GW: Undoubtedly. Western music in the eastern world let alone the power spot of the Great Pyramids. And all these years later we have the Rockin’ The Cradle CD/DVD released back in 2008, to commemorate the thirtieth anniversary of their performance.

RL:  I really wanted to get some video footage I had taken of the band in Egypt out with the thirtieth anniversary. I finally convinced Rhino Records that I had something viable, and they released an abbreviated segment, “The Vacation Tapes” on the bonus DVD.

GW:  As the Dead’s agent you were constantly interacting with the many of their integral cohorts. Legendary promoters Bill Graham and John Scher were drastically different to interact with. The Hells Angels were a whole other story. What did you learn from your time as the Dead’s agent?

RL: I learned how to deal with all different kinds of people. Bill Graham was an amazingly complex person, as you’ll learn from reading my book. We had a changing relationship over the years. I met him first as the manager of Jefferson Airplane and he hired me as their agent. I had to report to him all of the offers that I had from promoters. Then when I moved to California he was a huge promoter out there. When the Dead appointed me as their manager he had to report to me to approve shows he wanted to put on. I dealt with him on a different level. Bill always wanted to be the Dead’s manager and I believe he resented my position. The truth was that the Dead knew better than to hire Graham as manager. He had a reputation for being less than honest with expenses. On one hand he did a lot for promoting rock ‘n’ roll. I had to protect and overlook the business affairs of the band and I was a thorn in Graham’s side despite our mutual admiration and respect.

GW: Some of the most brilliant moments of High Notes are the little anecdotes. Parties with the Kennedys, feuds between Jim Morrison and Andy Warhol and so many examples.

RL: Sure like my meeting with Jane Fonda, my meeting with Bobby Darin, my moment with Gilda Radner, and partying with the Saturday Night Live crew. Lot’s of little vignettes in there that I hope readers will be interested in. They were my coming of age experiences.

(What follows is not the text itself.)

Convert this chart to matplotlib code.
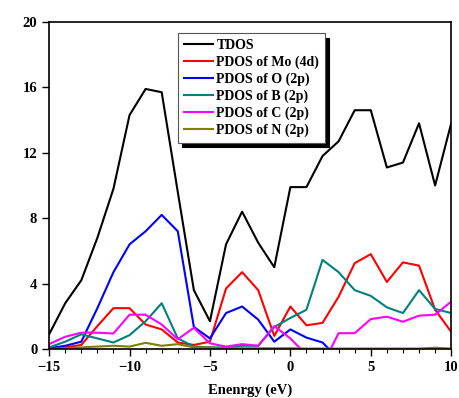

GW: Your book has been met by critical praise in the literary and music communities. Was it worth all the hard work?

RL: Absolutely! I enjoyed nothing more than writing this book and promoting it. I did it on my own terms, self published it and didn’t get an agent. I wanted to write the book that I wanted to write. I didn’t want editors or publishers to change my work under contract. I’m really proud of the work I did and how it came out. It took like three or four years to put together with a lot of help and advice from friends rather than the traditional business world.

GW: And it’s that grassroots sort of support that ended up being the support for the artists that you represented. It’s all fitting.

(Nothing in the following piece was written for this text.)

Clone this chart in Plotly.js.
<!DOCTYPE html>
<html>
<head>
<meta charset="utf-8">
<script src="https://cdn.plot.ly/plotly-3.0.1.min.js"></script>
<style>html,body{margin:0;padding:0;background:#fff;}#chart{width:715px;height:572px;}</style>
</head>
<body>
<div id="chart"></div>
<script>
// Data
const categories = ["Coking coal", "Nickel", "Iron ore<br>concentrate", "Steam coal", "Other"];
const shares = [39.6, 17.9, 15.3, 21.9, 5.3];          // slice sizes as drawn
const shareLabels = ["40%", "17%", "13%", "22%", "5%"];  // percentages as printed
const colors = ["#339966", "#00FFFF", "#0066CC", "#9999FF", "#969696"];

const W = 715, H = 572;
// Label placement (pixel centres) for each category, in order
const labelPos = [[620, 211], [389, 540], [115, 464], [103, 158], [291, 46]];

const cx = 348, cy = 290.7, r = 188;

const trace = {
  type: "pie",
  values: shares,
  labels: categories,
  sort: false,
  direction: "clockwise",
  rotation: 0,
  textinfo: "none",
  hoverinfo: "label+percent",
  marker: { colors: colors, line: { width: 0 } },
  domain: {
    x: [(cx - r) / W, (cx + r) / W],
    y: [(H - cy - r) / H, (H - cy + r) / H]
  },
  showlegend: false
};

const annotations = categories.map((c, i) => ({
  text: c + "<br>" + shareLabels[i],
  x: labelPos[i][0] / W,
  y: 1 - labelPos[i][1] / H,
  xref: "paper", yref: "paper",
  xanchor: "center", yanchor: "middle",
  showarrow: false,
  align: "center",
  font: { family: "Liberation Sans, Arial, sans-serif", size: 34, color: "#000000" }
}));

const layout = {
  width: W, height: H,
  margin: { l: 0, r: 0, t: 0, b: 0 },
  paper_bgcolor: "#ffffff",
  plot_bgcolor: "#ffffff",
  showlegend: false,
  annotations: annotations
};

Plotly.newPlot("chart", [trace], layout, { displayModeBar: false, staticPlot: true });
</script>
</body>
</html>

RL: It was amazing. I got to meet some amazing people who represented a unique period of time.

GW: It’s an insider’s viewpoint. It was incredible to learn how you inspired these bands to take a diplomatic approach at owning their own.

RL: Thanks. It’s really nice to have someone appreciate those nuances and I want to say too that I was really fortunate to have my “insider’s viewpoint” supported by David Browne of Rolling Stone, Marty Balin, and Dennis McNally, the Dead’s former publicist who wrote their biography A Long Strange Trip, and Blair Jackson. They all helped me move the book along and I am thrilled to see that it’s been well received and doing so well.

GW: Grateful Web shares in that enthusiasm Richard. We want to encourage our readers to get a copy of High Notes from the website www.highnotes.org and book retailers everywhere. You might also enjoy following High Notes on the Facebook page. It’s a quintessential story of the rock era that people need to know about.

RL: Well thank you Dylan. I appreciate the interest and support!

GW: It was great read your story. Take care.